**Task directions**
Below this line is a listing that includes pictures. Copy exactly, and only, the lines from the one containing "What Apache ECharts" through the one containing "const starPath = 'path://M0.9,0"; the pictures do not go in the copy.
--- BEGIN Dataset records ---
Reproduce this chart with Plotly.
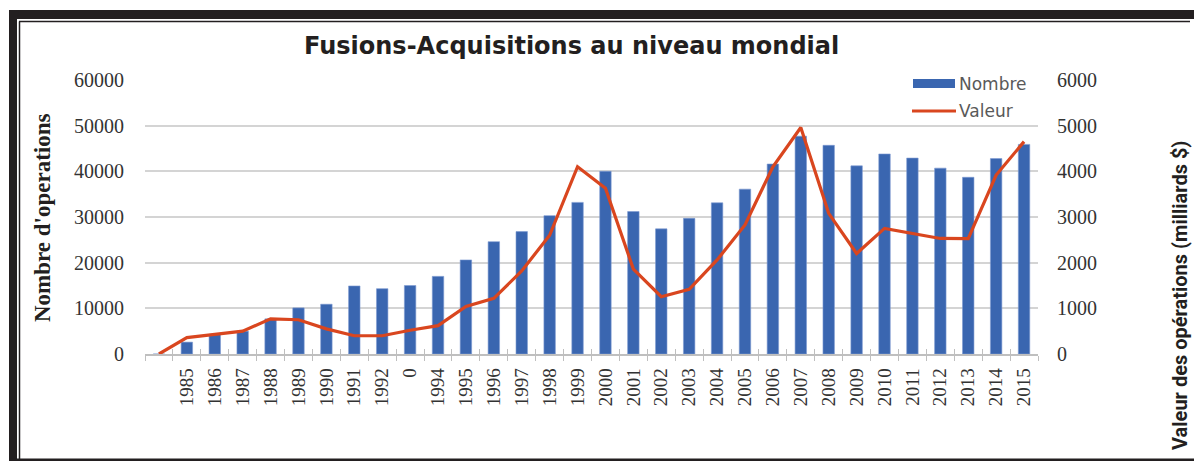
import plotly.graph_objects as go

# ---- data ----
categories = [" ", "1985", "1986", "1987", "1988", "1989", "1990", "1991", "1992", "0",
              "1994", "1995", "1996", "1997", "1998", "1999", "2000", "2001", "2002",
              "2003", "2004", "2005", "2006", "2007", "2008", "2009", "2010", "2011",
              "2012", "2013", "2014", "2015"]
nombre = [0, 2600, 4300, 5000, 7700, 10100, 10900, 14900, 14300, 15000,
          17000, 20600, 24600, 26800, 30300, 33200, 40000, 31200, 27400,
          29700, 33100, 36100, 41600, 47700, 45700, 41200, 43800, 42900,
          40700, 38700, 42800, 45900]
valeur = [0, 360, 430, 500, 770, 750, 550, 400, 400, 520,
          620, 1040, 1220, 1820, 2600, 4100, 3630, 1860, 1255,
          1415, 2060, 2825, 4100, 4960, 3080, 2200, 2750, 2640,
          2530, 2525, 3920, 4650]
left_ticks = [0, 10000, 20000, 30000, 40000, 50000, 60000]
right_ticks = [0, 1000, 2000, 3000, 4000, 5000, 6000]

title_text = "Fusions-Acquisitions au niveau mondial"
left_title = "Nombre d'operations"
right_title = "Valeur des opérations (milliards $)"
series_names = ["Nombre", "Valeur"]

# ---- layout geometry (pixels) ----
W, H = 1194, 461
PL, PR, PT, PB = 145, 1038, 80, 354
BLUE = "#3A66B0"
RED = "#D9461F"


def px(x):
    return (x - PL) / (PR - PL)


def py(y):
    return (PB - y) / (PB - PT)


fig = go.Figure()
fig.add_trace(go.Bar(x=categories, y=nombre, name=series_names[0],
                     marker=dict(color=BLUE, line=dict(color="#7E9BD1", width=0.6)),
                     yaxis="y", xaxis="x", showlegend=False))
fig.add_trace(go.Scatter(x=categories, y=valeur, name=series_names[1], mode="lines",
                         line=dict(color=RED, width=3.2),
                         yaxis="y2", xaxis="x", showlegend=False))
# helper trace so the overlay axis (inner tick marks) is drawn
fig.add_trace(go.Scatter(x=categories, y=[None] * len(categories), xaxis="x2", yaxis="y",
                         mode="lines", showlegend=False, hoverinfo="skip"))

shapes = []
black = "#231F20"
# outer frame pieces
shapes.append(dict(type="rect", xref="paper", yref="paper", x0=px(9), x1=px(1196),
                   y0=py(19), y1=py(10), fillcolor=black, line=dict(width=0)))
shapes.append(dict(type="line", xref="paper", yref="paper", x0=px(19), x1=px(1190),
                   y0=py(21.5), y1=py(21.5), line=dict(color=black, width=1.5)))
shapes.append(dict(type="rect", xref="paper", yref="paper", x0=px(9), x1=px(17),
                   y0=py(463), y1=py(10), fillcolor=black, line=dict(width=0)))
shapes.append(dict(type="line", xref="paper", yref="paper", x0=px(19.5), x1=px(19.5),
                   y0=py(459), y1=py(21.5), line=dict(color=black, width=1.5)))
shapes.append(dict(type="rect", xref="paper", yref="paper", x0=px(9), x1=px(1196),
                   y0=py(463), y1=py(458.5), fillcolor=black, line=dict(width=0)))
# manual legend symbols
shapes.append(dict(type="rect", xref="paper", yref="paper", x0=px(913), x1=px(955),
                   y0=py(88), y1=py(79), fillcolor=BLUE, line=dict(width=0)))
shapes.append(dict(type="line", xref="paper", yref="paper", x0=px(912), x1=px(956),
                   y0=py(111), y1=py(111), line=dict(color=RED, width=3)))

annotations = [
    dict(text=series_names[0], xref="paper", yref="paper", x=px(957), y=py(84),
         xanchor="left", yanchor="middle", showarrow=False,
         font=dict(family="DejaVu Sans", size=17, color="#595959")),
    dict(text=series_names[1], xref="paper", yref="paper", x=px(957), y=py(111),
         xanchor="left", yanchor="middle", showarrow=False,
         font=dict(family="DejaVu Sans", size=17, color="#595959")),
    dict(text="<b>" + left_title + "</b>", xref="paper", yref="paper", x=px(43), y=py(218),
         xanchor="center", yanchor="middle", textangle=-90, showarrow=False,
         font=dict(family="Liberation Serif", size=23, color="#231F20")),
    dict(text="<b>" + right_title + "</b>", xref="paper", yref="paper", x=px(1180), y=py(296),
         xanchor="center", yanchor="middle", textangle=-90, showarrow=False,
         font=dict(family="Roboto", size=20, color="#231F20")),
    dict(text="<b>" + title_text + "</b>", xref="paper", yref="paper", x=px(571), y=py(46),
         xanchor="center", yanchor="middle", showarrow=False,
         font=dict(family="DejaVu Sans", size=24, color="#231F20")),
]

fig.update_layout(
    width=W, height=H,
    margin=dict(l=PL, r=W - PR, t=PT, b=H - PB, pad=0),
    paper_bgcolor="white", plot_bgcolor="white",
    bargap=0.59,
    shapes=shapes, annotations=annotations,
    xaxis=dict(type="category", categoryorder="array", categoryarray=categories,
               tickson="boundaries", ticks="outside", ticklen=5, tickwidth=1.3,
               tickcolor="#BFBFBF", showline=True, linecolor="#BFBFBF", linewidth=1.5,
               showgrid=False, tickangle=-90, ticklabelstandoff=5, automargin=False,
               tickfont=dict(family="Liberation Serif", size=19, color="#333333")),
    xaxis2=dict(type="category", categoryorder="array", categoryarray=categories,
                overlaying="x", anchor="y", side="bottom", matches="x",
                tickson="boundaries", ticks="inside", ticklen=5, tickwidth=1.3,
                tickcolor="#BFBFBF", showline=False, showgrid=False,
                showticklabels=False, automargin=False),
    yaxis=dict(range=[0, 60000], tickvals=left_ticks, tickformat="d", showgrid=True,
               gridcolor="#D4D4D4", gridwidth=1.5, zeroline=False, showline=False,
               ticks="", ticklabelstandoff=20, automargin=False,
               tickfont=dict(family="Liberation Serif", size=20, color="#333333")),
    yaxis2=dict(range=[0, 6000], tickvals=right_ticks, tickformat="d", overlaying="y",
                side="right", showgrid=False, zeroline=False, showline=False, ticks="",
                ticklabelstandoff=18, automargin=False,
                tickfont=dict(family="Liberation Serif", size=20, color="#333333")),
)

fig.write_html("out.html", config={"displayModeBar": False},
               post_script="document.body.style.margin='0px';")
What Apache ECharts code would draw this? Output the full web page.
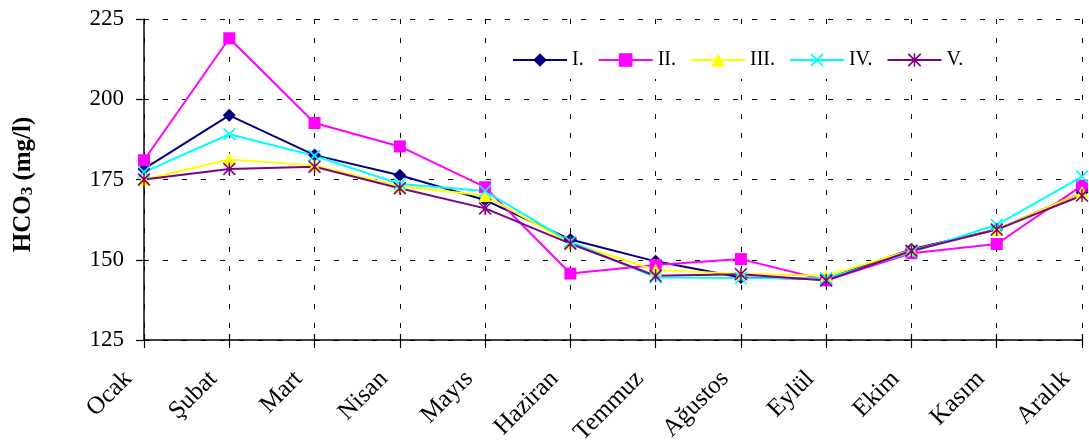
<!DOCTYPE html>
<html>
<head>
<meta charset="utf-8">
<script src="https://cdn.jsdelivr.net/npm/echarts@6/dist/echarts.min.js"></script>
<style>
  html, body { margin: 0; padding: 0; background: #fff; }
  #chart { width: 1089px; height: 444px; }
</style>
</head>
<body>
<div id="chart"></div>
<script>
// Monthly HCO3 concentration (mg/l) at five sampling stations
const months = ['Ocak', 'Şubat', 'Mart', 'Nisan', 'Mayıs', 'Haziran', 'Temmuz', 'Ağustos', 'Eylül', 'Ekim', 'Kasım', 'Aralık'];
const stationI   = [178.3, 195.0, 182.6, 176.3, 168.6, 156.3, 149.5, 144.5, 144.0, 153.3, 159.4, 171.0];
const stationII  = [181.0, 219.0, 192.6, 185.3, 172.6, 145.7, 148.4, 150.2, 143.6, 152.0, 154.9, 173.1];
const stationIII = [175.0, 181.2, 179.4, 172.9, 170.0, 155.2, 146.8, 145.6, 145.0, 153.0, 159.4, 171.0];
const stationIV  = [177.3, 189.1, 182.4, 173.6, 171.4, 155.6, 144.5, 144.3, 144.2, 152.3, 160.9, 175.9];
const stationV   = [175.0, 178.3, 179.0, 172.3, 166.0, 155.0, 145.0, 145.5, 143.5, 152.8, 159.4, 170.0];
const yTicks = { min: 125, max: 225, step: 25 };

const FONT = "'Liberation Serif', 'Times New Roman', serif";

// filled outlines for the cross and asterisk markers
const crossPath = 'path://M0.9,0 L10,9.1 L9.1,10 L0,0.9 Z M9.1,0 L10,0.9 L0.9,10 L0,9.1 Z';
const starPath = 'path://M0.9,0 L10,9.1 L9.1,10 L0,0.9 Z M9.1,0 L10,0.9 L0.9,10 L0,9.1 Z M4.45,0 L5.55,0 L5.55,10 L4.45,10 Z';

function line(name, data, color, symbol, size) {
  return {
    name, type: 'line', data,
    xAxisIndex: 0,
    symbol, symbolSize: size,
    showAllSymbol: true,
    lineStyle: { color, width: 2 },
    itemStyle: { color, borderWidth: 0 },
    emphasis: { disabled: true },
    animation: false
  };
}

const chart = echarts.init(document.getElementById('chart'), null, { renderer: 'canvas' });
chart.setOption({
  backgroundColor: '#fff',
  textStyle: { fontFamily: FONT },
  grid: { left: 144, right: 7, top: 19, bottom: 104, containLabel: false, outerBoundsMode: 'none' },
  legend: {
    left: 490, top: 33,
    padding: [17, 18, 9, 22],
    backgroundColor: '#fff',
    itemWidth: 54, itemHeight: 17, itemGap: 14,
    textStyle: { fontFamily: FONT, fontSize: 20, color: '#000' },
    data: ['I.', 'II.', 'III.', 'IV.', 'V.']
  },
  xAxis: [{
    type: 'category', data: months, boundaryGap: false, position: 'bottom',
    axisLine: { lineStyle: { color: '#000', width: 1.5 } },
    axisTick: { show: true, length: 8, lineStyle: { color: '#000', width: 1.2 } },
    axisLabel: {
      rotate: 45, margin: 51, verticalAlign: 'bottom', padding: [0, 0, 10, 0],
      fontFamily: FONT, fontSize: 25, color: '#000'
    },
    splitLine: { show: true, lineStyle: { color: '#000', type: [5, 14], width: 1 } }
  }, {
    type: 'category', data: months, boundaryGap: false, position: 'bottom',
    axisLine: { show: false },
    axisTick: { show: true, inside: true, length: 6, lineStyle: { color: '#000', width: 1.2 } },
    axisLabel: { show: false },
    splitLine: { show: false }
  }],
  yAxis: {
    type: 'value', min: yTicks.min, max: yTicks.max, interval: yTicks.step,
    name: '{a|HCO}{s|3}{a| (mg/l)}', nameLocation: 'middle', nameRotate: 90, nameGap: 108,
    nameTextStyle: {
      fontFamily: FONT, fontSize: 25, fontWeight: 'bold', color: '#000',
      padding: [0, 10, 0, 0],
      rich: {
        a: { fontFamily: FONT, fontSize: 25, fontWeight: 'bold', color: '#000' },
        s: { fontFamily: FONT, fontSize: 17, fontWeight: 'bold', color: '#000', verticalAlign: 'bottom' }
      }
    },
    axisLine: { show: true, lineStyle: { color: '#000', width: 1.5 } },
    axisTick: { show: true, length: 8, lineStyle: { color: '#000', width: 1.2 } },
    axisLabel: { margin: 20, fontFamily: FONT, fontSize: 23, color: '#000' },
    splitLine: { show: true, lineStyle: { color: '#000', type: [5, 14], width: 1 } }
  },
  series: [
    line('I.', stationI, '#000080', 'diamond', 13),
    line('II.', stationII, '#FF00FF', 'rect', 12),
    line('III.', stationIII, '#FFFF00', 'triangle', 13),
    line('IV.', stationIV, '#00FFFF', crossPath, 13),
    line('V.', stationV, '#800080', starPath, 13)
  ]
});
</script>
</body>
</html>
--- END Dataset records ---
**Solution to the exercise**
What Apache ECharts code would draw this? Output the full web page.
<!DOCTYPE html>
<html>
<head>
<meta charset="utf-8">
<script src="https://cdn.jsdelivr.net/npm/echarts@6/dist/echarts.min.js"></script>
<style>
  html, body { margin: 0; padding: 0; background: #fff; }
  #chart { width: 1089px; height: 444px; }
</style>
</head>
<body>
<div id="chart"></div>
<script>
// Monthly HCO3 concentration (mg/l) at five sampling stations
const months = ['Ocak', 'Şubat', 'Mart', 'Nisan', 'Mayıs', 'Haziran', 'Temmuz', 'Ağustos', 'Eylül', 'Ekim', 'Kasım', 'Aralık'];
const stationI   = [178.3, 195.0, 182.6, 176.3, 168.6, 156.3, 149.5, 144.5, 144.0, 153.3, 159.4, 171.0];
const stationII  = [181.0, 219.0, 192.6, 185.3, 172.6, 145.7, 148.4, 150.2, 143.6, 152.0, 154.9, 173.1];
const stationIII = [175.0, 181.2, 179.4, 172.9, 170.0, 155.2, 146.8, 145.6, 145.0, 153.0, 159.4, 171.0];
const stationIV  = [177.3, 189.1, 182.4, 173.6, 171.4, 155.6, 144.5, 144.3, 144.2, 152.3, 160.9, 175.9];
const stationV   = [175.0, 178.3, 179.0, 172.3, 166.0, 155.0, 145.0, 145.5, 143.5, 152.8, 159.4, 170.0];
const yTicks = { min: 125, max: 225, step: 25 };

const FONT = "'Liberation Serif', 'Times New Roman', serif";

// filled outlines for the cross and asterisk markers
const crossPath = 'path://M0.9,0 L10,9.1 L9.1,10 L0,0.9 Z M9.1,0 L10,0.9 L0.9,10 L0,9.1 Z';
const starPath = 'path://M0.9,0 L10,9.1 L9.1,10 L0,0.9 Z M9.1,0 L10,0.9 L0.9,10 L0,9.1 Z M4.45,0 L5.55,0 L5.55,10 L4.45,10 Z';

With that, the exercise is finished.